Created on 07-24-2018 11:13 AM - edited 09-16-2022 06:30 AM
Does Hadoop handle storage exhaustion on one of the data node in the cluster?How?
Created 07-24-2018 11:40 AM
Storage Exhaustion is an uneven distribution of data across the data nodes in the cluster.
.
The cause of storage Exhaustion in a cluster is due to the
Addition and removal of the data nodes in the cluster.
Multiple write and delete operations.
Hadoop provides a tool called disk balancer which re-balances the data across data nodes by moving blocks from overbalanced data node to underbalanced data node until a threshold value is maintained. Before moving blocks, disk balancer plans how much data to be transferred between the data nodes. It uses Round-robin and Available space policy for choosing the destination disk. Initially, disk balancer is not enabled by default. To enable a disk balancer
1) open hdfs-site.xml which is locate in (Hadoop-2.5.0-cdh5.3.2/etc/Hadoop)

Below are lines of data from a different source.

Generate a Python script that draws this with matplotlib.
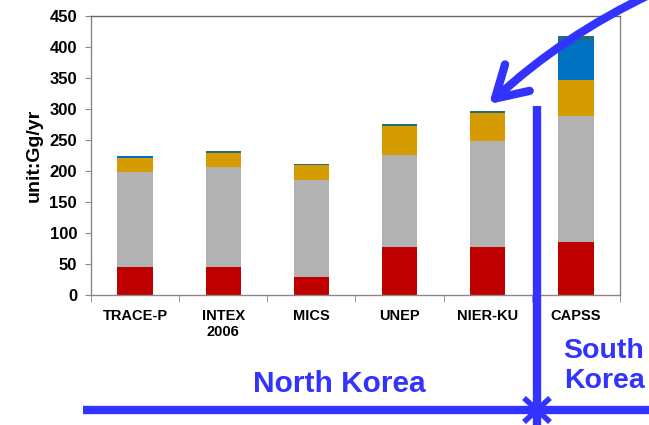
import matplotlib
matplotlib.use("Agg")
import matplotlib.pyplot as plt
from matplotlib.patches import FancyArrowPatch
import numpy as np

categories = ["TRACE-P", "INTEX\n2006", "MICS", "UNEP", "NIER-KU", "CAPSS"]
red_vals = [45, 45, 29, 78, 78, 85]
gray_vals = [154, 162, 157, 148, 170, 203]
gold_vals = [22, 22, 23, 46, 45, 58]
blue_vals = [3, 0, 0, 0, 0, 66]
teal_vals = [1, 3, 2, 4, 4, 5]
series = [red_vals, gray_vals, gold_vals, blue_vals, teal_vals]
colors = ["#C00000", "#B2B2B2", "#D69B00", "#0070C0", "#1F6E78"]
yticks = [0, 50, 100, 150, 200, 250, 300, 350, 400, 450]

plt.rcParams['font.family'] = ['Liberation Sans', 'DejaVu Sans']

W, H = 649, 425
fig = plt.figure(figsize=(W / 100, H / 100), dpi=100)
ax = fig.add_axes([91 / W, 1 - 295 / H, (620 - 91) / W, (295 - 16) / H])

x = np.arange(len(categories))
bottom = np.zeros(len(categories))
for vals, c in zip(series, colors):
    ax.bar(x, vals, width=0.4, bottom=bottom, color=c, linewidth=0)
    bottom += np.array(vals)

ax.set_xlim(-0.5, len(categories) - 0.5)
ax.set_ylim(0, 450)
ax.set_yticks(yticks)
ax.set_yticklabels([str(v) for v in yticks], fontsize=12, fontweight='bold')
ax.set_xticks(x)
ax.set_xticklabels(categories, fontsize=10.5, fontweight='bold', va='top')
ax.tick_params(axis='x', length=0, pad=10)
ax.tick_params(axis='y', length=4, color='#888888', direction='out', pad=6)
ax.set_xticks(np.arange(-0.5, len(categories), 1), minor=True)
ax.tick_params(axis='x', which='minor', length=5, color='#888888', direction='out')
for s in ax.spines.values():
    s.set_color('#888888')
    s.set_linewidth(1.0)
ax.spines['top'].set_color('#666666')
ax.set_ylabel("unit:Gg/yr", fontsize=14, fontweight='bold', labelpad=5)

blue = "#3333FF"

def fx(px):
    return px / W

def fy(py):
    return 1 - py / H

# curved arrow from top-right to NIER-KU top
arr = FancyArrowPatch((fx(655), fy(-8)), (fx(487), fy(106)),
                      transform=fig.transFigure, arrowstyle='->,head_length=22,head_width=13',
                      connectionstyle='arc3,rad=0.08', color=blue, linewidth=6,
                      capstyle='round', joinstyle='round')
fig.patches.append(arr)

# vertical line crossing the horizontal line
fig.add_artist(plt.Line2D([fx(537), fx(537)], [fy(106), fy(425)], transform=fig.transFigure,
                          color=blue, linewidth=6, solid_capstyle='butt'))
# horizontal line
fig.add_artist(plt.Line2D([fx(83), fx(649)], [fy(410), fy(410)], transform=fig.transFigure,
                          color=blue, linewidth=6, solid_capstyle='butt'))
# star-like crossing marks
fig.add_artist(plt.Line2D([fx(524), fx(550)], [fy(398), fy(422)], transform=fig.transFigure,
                          color=blue, linewidth=4, solid_capstyle='butt'))
fig.add_artist(plt.Line2D([fx(524), fx(550)], [fy(422), fy(398)], transform=fig.transFigure,
                          color=blue, linewidth=4, solid_capstyle='butt'))

fig.text(fx(339), fy(384), "North Korea", color=blue, fontsize=21.5, fontweight='bold',
         ha='center', va='center')
fig.text(fx(604), fy(366), "South\nKorea", color=blue, fontsize=20.5, fontweight='bold',
         ha='center', va='center', linespacing=1.2)

fig.savefig("out.png", dpi=100)
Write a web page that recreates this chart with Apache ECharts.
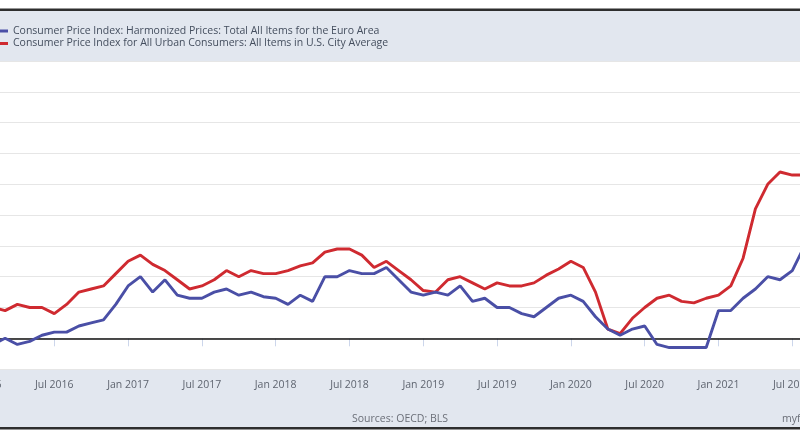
<!DOCTYPE html>
<html>
<head>
<meta charset="utf-8">
<script src="https://cdn.jsdelivr.net/npm/echarts@6/dist/echarts.min.js"></script>
<style>
html,body{margin:0;padding:0;background:#fff;}
#chart{width:800px;height:445px;}
</style>
</head>
<body>
<div id="chart"></div>
<script>
// Monthly categories Jan 2016 .. Aug 2021
const monthNames = ['Jan','Feb','Mar','Apr','May','Jun','Jul','Aug','Sep','Oct','Nov','Dec'];
const startYear = 2016, endYear = 2021, endMonth = 8;
const categories = [];
for (let y = startYear; y <= endYear; y++) {
  for (let m = 0; m < 12; m++) {
    if (y === endYear && m >= endMonth) break;
    categories.push(monthNames[m] + ' ' + y);
  }
}

const seriesNames = [
  'Consumer Price Index: Harmonized Prices: Total All Items for the Euro Area',
  'Consumer Price Index for All Urban Consumers: All Items in U.S. City Average'
];

// Euro area HICP, % change from year ago
const euroValues = [
  0.3, -0.2, 0.0, -0.2, -0.1, 0.1, 0.2, 0.2, 0.4, 0.5, 0.6, 1.1,
  1.7, 2.0, 1.5, 1.9, 1.4, 1.3, 1.3, 1.5, 1.6, 1.4, 1.5, 1.35,
  1.3, 1.1, 1.4, 1.2, 2.0, 2.0, 2.2, 2.1, 2.1, 2.3, 1.9, 1.5,
  1.4, 1.5, 1.4, 1.7, 1.2, 1.3, 1.0, 1.0, 0.8, 0.7, 1.0, 1.3,
  1.4, 1.2, 0.7, 0.3, 0.1, 0.3, 0.4, -0.2, -0.3, -0.3, -0.3, -0.3,
  0.9, 0.9, 1.3, 1.6, 2.0, 1.9, 2.2, 3.0
];

// US CPI-U, % change from year ago
const usValues = [
  1.4, 1.0, 0.9, 1.1, 1.0, 1.0, 0.8, 1.1, 1.5, 1.6, 1.7, 2.1,
  2.5, 2.7, 2.4, 2.2, 1.9, 1.6, 1.7, 1.9, 2.2, 2.0, 2.2, 2.1,
  2.1, 2.2, 2.35, 2.45, 2.8, 2.9, 2.9, 2.7, 2.3, 2.5, 2.2, 1.9,
  1.55, 1.5, 1.9, 2.0, 1.8, 1.6, 1.8, 1.7, 1.7, 1.8, 2.05, 2.25,
  2.5, 2.3, 1.5, 0.3, 0.15, 0.65, 1.0, 1.3, 1.4, 1.2, 1.15, 1.3,
  1.4, 1.7, 2.6, 4.2, 5.0, 5.4, 5.3, 5.3
];

const yMin = -1, yMax = 9, yStep = 1;
const sourceText = 'Sources: OECD; BLS';
const creditText = 'myf.red';

const isTickMonth = (idx, val) => {
  const v = categories[idx];
  return v.startsWith('Jan') || v.startsWith('Jul');
};

const chart = echarts.init(document.getElementById('chart'), null, {renderer: 'canvas'});
const option = {
  animation: false,
  backgroundColor: '#ffffff',
  textStyle: {fontFamily: 'Open Sans'},
  graphic: [
    {type: 'rect', z: -10, shape: {x: 0, y: 11, width: 800, height: 50}, style: {fill: '#e2e7ef'}},
    {type: 'rect', z: -10, shape: {x: 0, y: 8.5, width: 800, height: 2.5}, style: {fill: '#2e2e2e'}},
    {type: 'rect', z: -10, shape: {x: 0, y: 370, width: 800, height: 57}, style: {fill: '#e2e7ef'}},
    {type: 'rect', z: -10, shape: {x: 0, y: 427, width: 800, height: 2.5}, style: {fill: '#2e2e2e'}},
    {type: 'text', left: 352, top: 414, style: {text: sourceText, fill: '#6b6f78', font: '10.5px "Open Sans"'}},
    {type: 'text', left: 782, top: 414, style: {text: creditText, fill: '#6b6f78', font: '10.5px "Open Sans"'}}
  ],
  legend: {
    orient: 'vertical',
    left: -10,
    top: 20,
    itemGap: 0.5,
    itemWidth: 13,
    itemHeight: 3,
    itemTextGap: 6,
    icon: 'rect',
    textStyle: {fontSize: 10.5, lineHeight: 12, color: '#444e5e', fontFamily: 'Open Sans'},
    data: seriesNames
  },
  grid: {left: -19.5, right: -4.6, top: 61.1, bottom: 75.9, containLabel: false, outerBoundsMode: 'none'},
  xAxis: {
    type: 'category',
    data: categories,
    boundaryGap: false,
    axisLine: {show: false},
    axisTick: {show: true, interval: isTickMonth, length: 8, lineStyle: {color: '#ccd6eb'}},
    axisLabel: {interval: isTickMonth, color: '#5f6570', fontSize: 10.5, margin: 10, fontFamily: 'Open Sans'},
    splitLine: {show: false}
  },
  yAxis: {
    type: 'value',
    min: yMin, max: yMax, interval: yStep,
    axisLabel: {show: false},
    axisLine: {show: false},
    axisTick: {show: false},
    splitLine: {lineStyle: {color: '#e6e6e6', width: 1}}
  },
  series: [
    {
      name: seriesNames[0], type: 'line', data: euroValues, showSymbol: false, symbol: 'none',
      color: '#4a4fa6', lineStyle: {width: 2.9, color: '#4a4fa6'}, z: 3,
      markLine: {silent: true, symbol: 'none', label: {show: false},
        lineStyle: {color: '#111', width: 1.5, type: 'solid'}, data: [{yAxis: 0}], z: 1}
    },
    {
      name: seriesNames[1], type: 'line', data: usValues, showSymbol: false, symbol: 'none',
      color: '#cf2a30', lineStyle: {width: 2.9, color: '#cf2a30'}, z: 2
    }
  ]
};
chart.setOption(option);
</script>
</body>
</html>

2) set the property dfs.disk.balancer.enabled to True
We can use the commands start-balancer.sh to invoke the balancer and we can also run it by using hdfs - balancer
Its suggested to run the balancer after adding new nodes to the cluster.
Created 07-24-2018 06:26 PM
Contrary to answer by @Harshali Patel, exhaustion is not defined as an uneven distribution, it is rather a cause of it.
A datanode has a property that you can set which defines a threshold of data must be reserved for the OS on that server. Once that limit is exceeded, the datanode process will stop and log an error telling you to delete some files from it. HDFS will continue to function with the other datanodes.
The balancer can be ran to keep storage space healthy and even.